++++ DATASET RECORDS

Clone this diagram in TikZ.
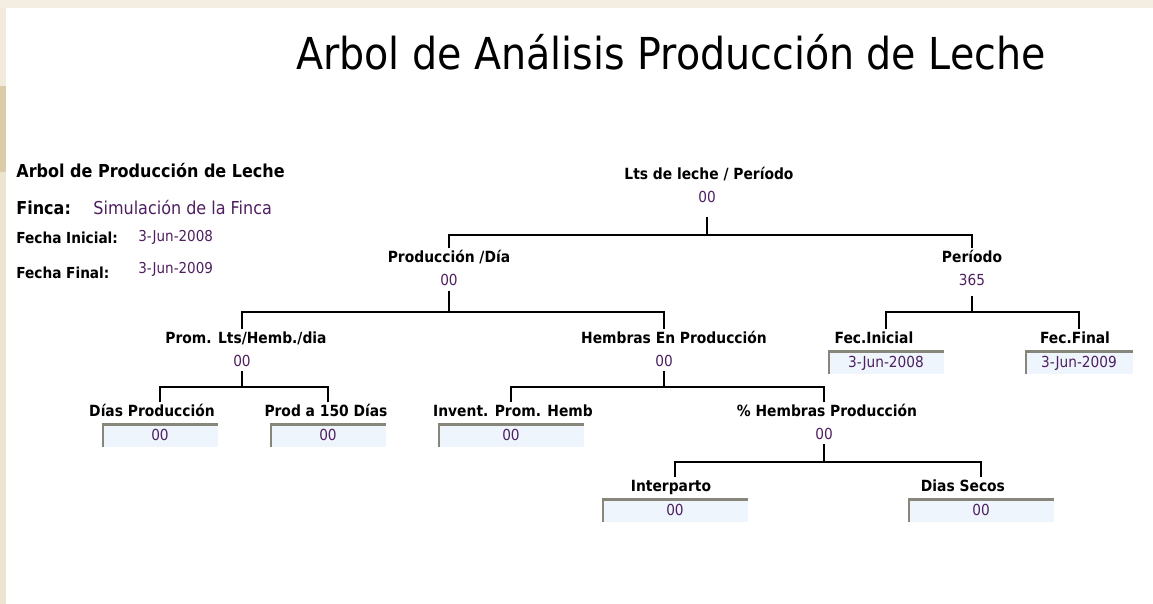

++++++++
++++ DATASET RECORDS

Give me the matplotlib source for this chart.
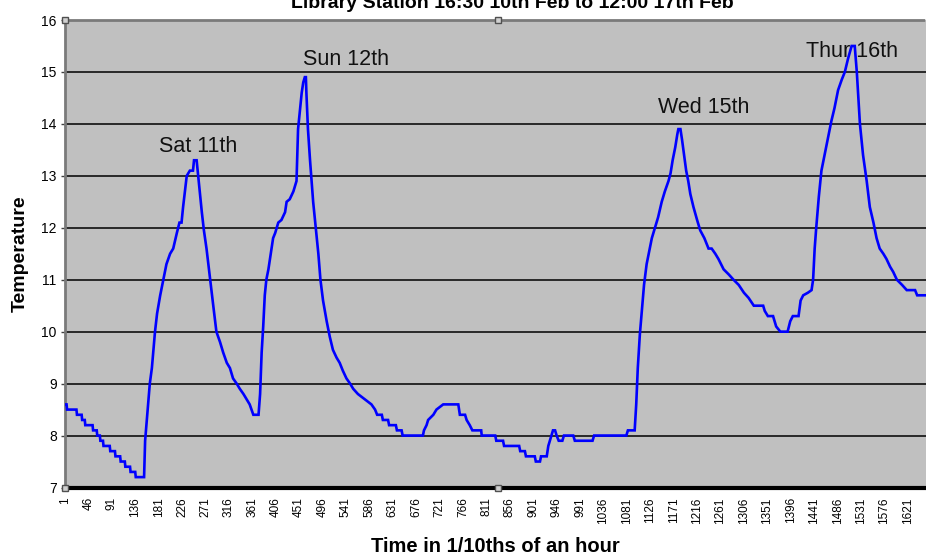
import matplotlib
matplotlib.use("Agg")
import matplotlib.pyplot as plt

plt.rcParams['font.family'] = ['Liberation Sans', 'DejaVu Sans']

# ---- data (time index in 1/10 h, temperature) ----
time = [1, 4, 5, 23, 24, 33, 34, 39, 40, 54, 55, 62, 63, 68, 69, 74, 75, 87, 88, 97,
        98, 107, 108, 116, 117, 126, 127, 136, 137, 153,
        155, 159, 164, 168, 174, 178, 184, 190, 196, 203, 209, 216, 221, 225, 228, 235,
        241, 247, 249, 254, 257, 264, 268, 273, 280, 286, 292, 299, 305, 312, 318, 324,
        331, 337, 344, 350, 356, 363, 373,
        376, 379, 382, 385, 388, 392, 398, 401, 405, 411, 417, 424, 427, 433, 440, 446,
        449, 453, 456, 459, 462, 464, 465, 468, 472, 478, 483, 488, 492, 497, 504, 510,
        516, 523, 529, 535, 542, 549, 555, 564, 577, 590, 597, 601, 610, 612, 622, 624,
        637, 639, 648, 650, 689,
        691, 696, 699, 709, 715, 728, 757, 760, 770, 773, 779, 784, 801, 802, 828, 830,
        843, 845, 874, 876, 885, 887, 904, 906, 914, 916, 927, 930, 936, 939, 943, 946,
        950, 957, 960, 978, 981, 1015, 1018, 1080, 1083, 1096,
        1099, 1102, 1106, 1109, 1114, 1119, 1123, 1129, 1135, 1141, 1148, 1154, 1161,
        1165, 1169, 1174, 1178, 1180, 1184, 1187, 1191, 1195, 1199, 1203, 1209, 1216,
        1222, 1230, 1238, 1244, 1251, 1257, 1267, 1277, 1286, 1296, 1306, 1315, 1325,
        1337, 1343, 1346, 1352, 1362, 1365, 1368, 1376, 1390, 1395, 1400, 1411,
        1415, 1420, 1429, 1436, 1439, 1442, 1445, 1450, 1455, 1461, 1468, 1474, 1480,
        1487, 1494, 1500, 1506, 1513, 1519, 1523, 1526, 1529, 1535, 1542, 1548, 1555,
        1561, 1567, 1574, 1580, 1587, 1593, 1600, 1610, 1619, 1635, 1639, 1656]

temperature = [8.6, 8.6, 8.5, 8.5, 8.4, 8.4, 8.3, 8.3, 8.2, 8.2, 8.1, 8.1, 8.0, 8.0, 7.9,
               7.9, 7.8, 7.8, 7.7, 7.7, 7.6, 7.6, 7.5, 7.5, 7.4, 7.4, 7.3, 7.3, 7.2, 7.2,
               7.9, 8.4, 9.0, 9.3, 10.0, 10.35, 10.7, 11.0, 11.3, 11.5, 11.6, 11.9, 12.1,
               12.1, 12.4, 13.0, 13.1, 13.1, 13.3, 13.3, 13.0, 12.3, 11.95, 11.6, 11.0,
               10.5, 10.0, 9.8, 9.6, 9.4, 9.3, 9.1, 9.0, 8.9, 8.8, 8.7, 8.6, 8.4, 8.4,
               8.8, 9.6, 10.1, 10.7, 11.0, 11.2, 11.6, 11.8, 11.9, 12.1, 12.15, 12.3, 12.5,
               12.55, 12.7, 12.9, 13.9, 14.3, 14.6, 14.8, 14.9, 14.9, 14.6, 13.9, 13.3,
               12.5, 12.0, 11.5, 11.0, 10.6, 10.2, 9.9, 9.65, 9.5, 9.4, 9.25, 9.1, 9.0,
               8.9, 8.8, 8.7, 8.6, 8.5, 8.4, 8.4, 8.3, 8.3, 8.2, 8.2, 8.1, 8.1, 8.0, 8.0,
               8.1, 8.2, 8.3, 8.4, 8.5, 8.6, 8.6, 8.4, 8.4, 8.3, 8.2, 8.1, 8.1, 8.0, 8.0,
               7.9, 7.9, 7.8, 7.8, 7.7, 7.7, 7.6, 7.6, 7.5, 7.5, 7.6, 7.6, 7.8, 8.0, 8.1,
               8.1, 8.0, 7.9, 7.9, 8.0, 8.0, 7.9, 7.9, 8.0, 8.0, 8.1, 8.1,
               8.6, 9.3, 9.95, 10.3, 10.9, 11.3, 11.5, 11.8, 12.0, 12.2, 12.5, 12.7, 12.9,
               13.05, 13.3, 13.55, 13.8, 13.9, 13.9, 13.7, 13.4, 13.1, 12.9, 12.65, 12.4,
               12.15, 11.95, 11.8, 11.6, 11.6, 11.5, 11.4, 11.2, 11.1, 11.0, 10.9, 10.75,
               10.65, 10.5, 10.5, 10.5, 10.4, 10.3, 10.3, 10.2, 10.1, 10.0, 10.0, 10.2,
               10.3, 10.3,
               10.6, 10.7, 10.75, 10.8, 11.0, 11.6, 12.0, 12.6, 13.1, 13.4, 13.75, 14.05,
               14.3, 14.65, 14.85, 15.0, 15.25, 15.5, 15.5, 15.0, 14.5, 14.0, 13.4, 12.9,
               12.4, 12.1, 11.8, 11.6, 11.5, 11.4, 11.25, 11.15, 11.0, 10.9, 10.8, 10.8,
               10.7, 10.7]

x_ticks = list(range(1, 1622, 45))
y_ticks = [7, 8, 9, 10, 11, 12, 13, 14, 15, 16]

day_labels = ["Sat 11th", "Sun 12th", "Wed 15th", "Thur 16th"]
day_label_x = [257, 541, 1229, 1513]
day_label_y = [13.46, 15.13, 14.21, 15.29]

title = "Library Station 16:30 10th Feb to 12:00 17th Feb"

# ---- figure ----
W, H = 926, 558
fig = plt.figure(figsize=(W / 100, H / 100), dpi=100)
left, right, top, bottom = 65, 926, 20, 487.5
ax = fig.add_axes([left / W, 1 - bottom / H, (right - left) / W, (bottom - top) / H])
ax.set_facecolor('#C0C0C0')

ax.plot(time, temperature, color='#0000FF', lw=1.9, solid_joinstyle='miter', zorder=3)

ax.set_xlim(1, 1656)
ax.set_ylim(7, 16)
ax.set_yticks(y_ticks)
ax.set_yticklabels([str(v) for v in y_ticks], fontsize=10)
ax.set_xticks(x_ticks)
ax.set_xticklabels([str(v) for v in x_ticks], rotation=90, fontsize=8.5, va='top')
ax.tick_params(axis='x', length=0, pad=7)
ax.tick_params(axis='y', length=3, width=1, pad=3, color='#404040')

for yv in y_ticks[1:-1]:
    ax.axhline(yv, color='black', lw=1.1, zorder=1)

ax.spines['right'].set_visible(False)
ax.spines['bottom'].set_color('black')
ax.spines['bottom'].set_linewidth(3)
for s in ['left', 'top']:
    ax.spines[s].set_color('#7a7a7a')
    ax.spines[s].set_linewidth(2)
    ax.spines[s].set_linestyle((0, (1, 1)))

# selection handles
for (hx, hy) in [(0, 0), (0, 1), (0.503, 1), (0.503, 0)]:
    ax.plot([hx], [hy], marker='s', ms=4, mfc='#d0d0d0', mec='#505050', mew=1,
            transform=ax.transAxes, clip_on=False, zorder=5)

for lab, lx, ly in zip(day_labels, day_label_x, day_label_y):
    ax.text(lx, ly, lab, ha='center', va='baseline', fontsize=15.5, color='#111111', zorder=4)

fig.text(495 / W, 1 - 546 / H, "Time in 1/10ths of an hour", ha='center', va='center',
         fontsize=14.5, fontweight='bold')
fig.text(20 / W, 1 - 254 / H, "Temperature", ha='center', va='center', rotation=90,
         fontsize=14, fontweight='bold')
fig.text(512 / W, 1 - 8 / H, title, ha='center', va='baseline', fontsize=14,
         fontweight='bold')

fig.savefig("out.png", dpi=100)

++++++++

Quote the data above exactly from the line with "Give me the matplotlib source for this chart." to the line with "plt.rcParams['font.family'] = ['Liberation", both ends counted, and nothing else. Pictures don't go in.

■ OUTPUT FOR THIS TASK
Give me the matplotlib source for this chart.
import matplotlib
matplotlib.use("Agg")
import matplotlib.pyplot as plt

plt.rcParams['font.family'] = ['Liberation Sans', 'DejaVu Sans']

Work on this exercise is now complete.